PROVIDED MATERIAL:
# # # # # # #

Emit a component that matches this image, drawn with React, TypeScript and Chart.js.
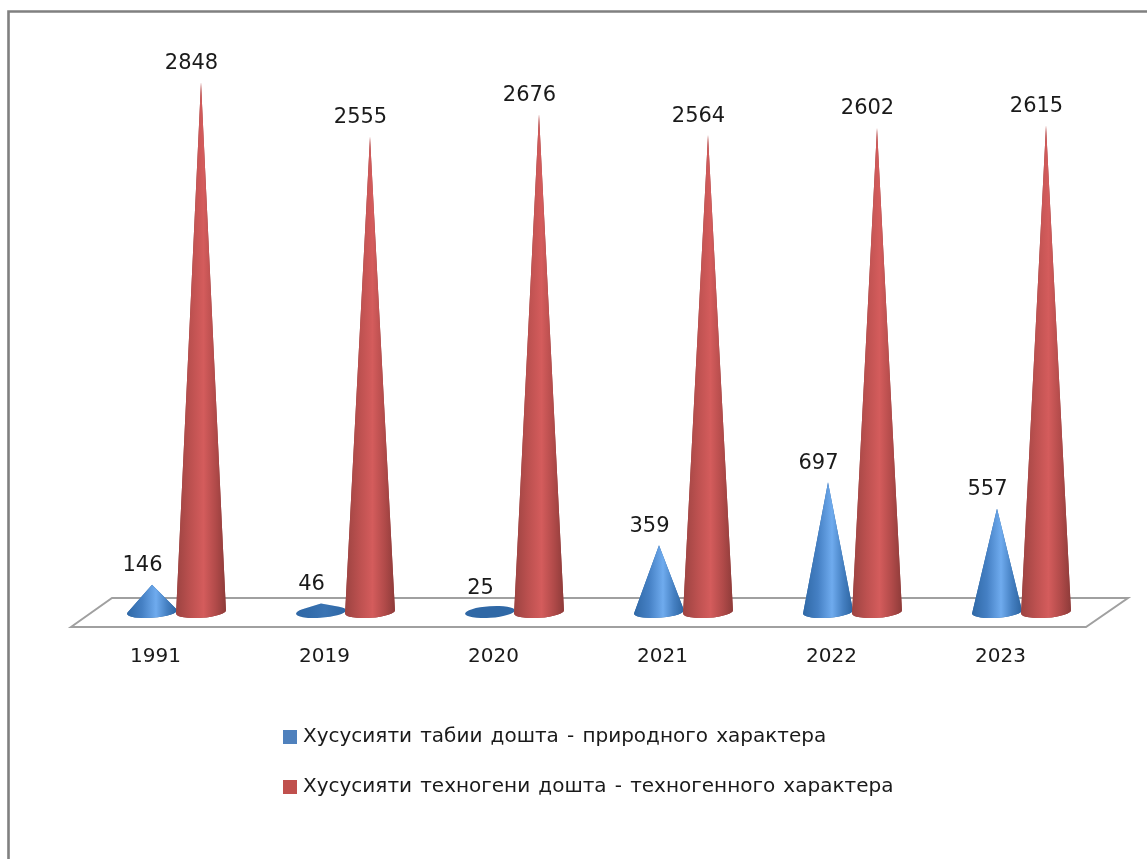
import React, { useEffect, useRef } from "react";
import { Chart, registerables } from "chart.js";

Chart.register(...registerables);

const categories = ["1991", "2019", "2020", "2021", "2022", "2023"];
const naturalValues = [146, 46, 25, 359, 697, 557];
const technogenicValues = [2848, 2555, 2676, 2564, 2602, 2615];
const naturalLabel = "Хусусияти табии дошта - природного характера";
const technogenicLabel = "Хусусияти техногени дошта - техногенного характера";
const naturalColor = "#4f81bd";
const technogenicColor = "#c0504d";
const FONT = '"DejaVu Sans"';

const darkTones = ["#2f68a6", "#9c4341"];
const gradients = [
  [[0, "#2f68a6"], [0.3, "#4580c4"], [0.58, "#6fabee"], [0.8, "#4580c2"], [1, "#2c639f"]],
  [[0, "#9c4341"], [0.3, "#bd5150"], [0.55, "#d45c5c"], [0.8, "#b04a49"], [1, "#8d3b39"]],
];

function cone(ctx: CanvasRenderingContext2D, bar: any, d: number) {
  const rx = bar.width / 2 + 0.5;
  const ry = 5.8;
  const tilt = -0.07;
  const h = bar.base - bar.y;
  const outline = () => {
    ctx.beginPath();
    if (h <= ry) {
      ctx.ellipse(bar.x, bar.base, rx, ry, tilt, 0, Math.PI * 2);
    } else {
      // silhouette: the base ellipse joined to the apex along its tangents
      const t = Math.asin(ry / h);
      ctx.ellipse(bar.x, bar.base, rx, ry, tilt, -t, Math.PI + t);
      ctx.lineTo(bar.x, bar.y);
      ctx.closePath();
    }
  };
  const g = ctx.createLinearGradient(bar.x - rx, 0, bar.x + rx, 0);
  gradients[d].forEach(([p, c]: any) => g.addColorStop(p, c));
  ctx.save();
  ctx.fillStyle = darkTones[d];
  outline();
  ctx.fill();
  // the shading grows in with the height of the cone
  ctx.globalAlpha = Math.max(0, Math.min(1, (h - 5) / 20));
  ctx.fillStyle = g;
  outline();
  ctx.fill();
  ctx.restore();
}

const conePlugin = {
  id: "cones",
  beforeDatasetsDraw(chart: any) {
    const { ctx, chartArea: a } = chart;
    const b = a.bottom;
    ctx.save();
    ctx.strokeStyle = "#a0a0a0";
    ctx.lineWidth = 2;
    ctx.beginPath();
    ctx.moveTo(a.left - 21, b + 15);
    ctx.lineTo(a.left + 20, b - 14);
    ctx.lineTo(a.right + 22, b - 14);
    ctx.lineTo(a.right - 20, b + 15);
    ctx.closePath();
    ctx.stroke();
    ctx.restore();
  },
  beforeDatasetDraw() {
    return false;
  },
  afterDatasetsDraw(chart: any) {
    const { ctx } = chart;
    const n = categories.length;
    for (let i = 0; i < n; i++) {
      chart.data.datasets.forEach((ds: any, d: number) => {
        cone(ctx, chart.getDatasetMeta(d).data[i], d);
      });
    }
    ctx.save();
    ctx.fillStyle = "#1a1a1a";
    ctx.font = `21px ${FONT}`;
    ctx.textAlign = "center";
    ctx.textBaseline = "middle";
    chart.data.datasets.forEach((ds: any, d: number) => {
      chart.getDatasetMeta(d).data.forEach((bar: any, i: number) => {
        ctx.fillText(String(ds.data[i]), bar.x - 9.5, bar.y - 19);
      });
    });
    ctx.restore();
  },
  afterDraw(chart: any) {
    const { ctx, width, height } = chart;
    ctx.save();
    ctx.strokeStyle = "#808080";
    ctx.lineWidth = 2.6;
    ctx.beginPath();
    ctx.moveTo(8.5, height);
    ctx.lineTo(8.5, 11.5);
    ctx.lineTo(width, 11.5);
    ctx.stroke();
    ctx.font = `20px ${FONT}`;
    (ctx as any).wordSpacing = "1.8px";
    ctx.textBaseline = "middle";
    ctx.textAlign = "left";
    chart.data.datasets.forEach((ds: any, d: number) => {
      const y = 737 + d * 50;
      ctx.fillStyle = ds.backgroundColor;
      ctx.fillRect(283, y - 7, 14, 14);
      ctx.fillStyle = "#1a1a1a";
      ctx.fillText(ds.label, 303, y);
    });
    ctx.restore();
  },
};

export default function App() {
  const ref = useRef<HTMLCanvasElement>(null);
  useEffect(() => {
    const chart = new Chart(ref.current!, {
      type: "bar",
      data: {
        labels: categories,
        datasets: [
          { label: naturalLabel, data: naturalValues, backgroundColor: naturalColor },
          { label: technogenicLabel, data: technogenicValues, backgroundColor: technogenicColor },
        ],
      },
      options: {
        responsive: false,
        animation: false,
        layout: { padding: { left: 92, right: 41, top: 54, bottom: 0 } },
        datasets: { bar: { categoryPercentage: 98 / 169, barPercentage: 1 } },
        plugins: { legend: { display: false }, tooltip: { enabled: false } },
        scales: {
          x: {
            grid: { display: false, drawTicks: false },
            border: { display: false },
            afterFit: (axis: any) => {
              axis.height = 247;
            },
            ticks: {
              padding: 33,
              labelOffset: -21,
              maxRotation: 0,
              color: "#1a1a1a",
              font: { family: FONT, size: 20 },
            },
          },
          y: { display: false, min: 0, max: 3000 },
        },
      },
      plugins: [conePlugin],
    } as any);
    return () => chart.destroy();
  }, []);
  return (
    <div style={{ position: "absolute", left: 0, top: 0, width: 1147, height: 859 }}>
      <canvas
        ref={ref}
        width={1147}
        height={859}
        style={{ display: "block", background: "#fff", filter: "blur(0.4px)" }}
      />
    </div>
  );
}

# # # # # # #

WHAT IS BEING ASKED: Write out every line of the preceding listing that contains "with".

OUTPUT:
Emit a component that matches this image, drawn with React, TypeScript and Chart.js.
  // the shading grows in with the height of the cone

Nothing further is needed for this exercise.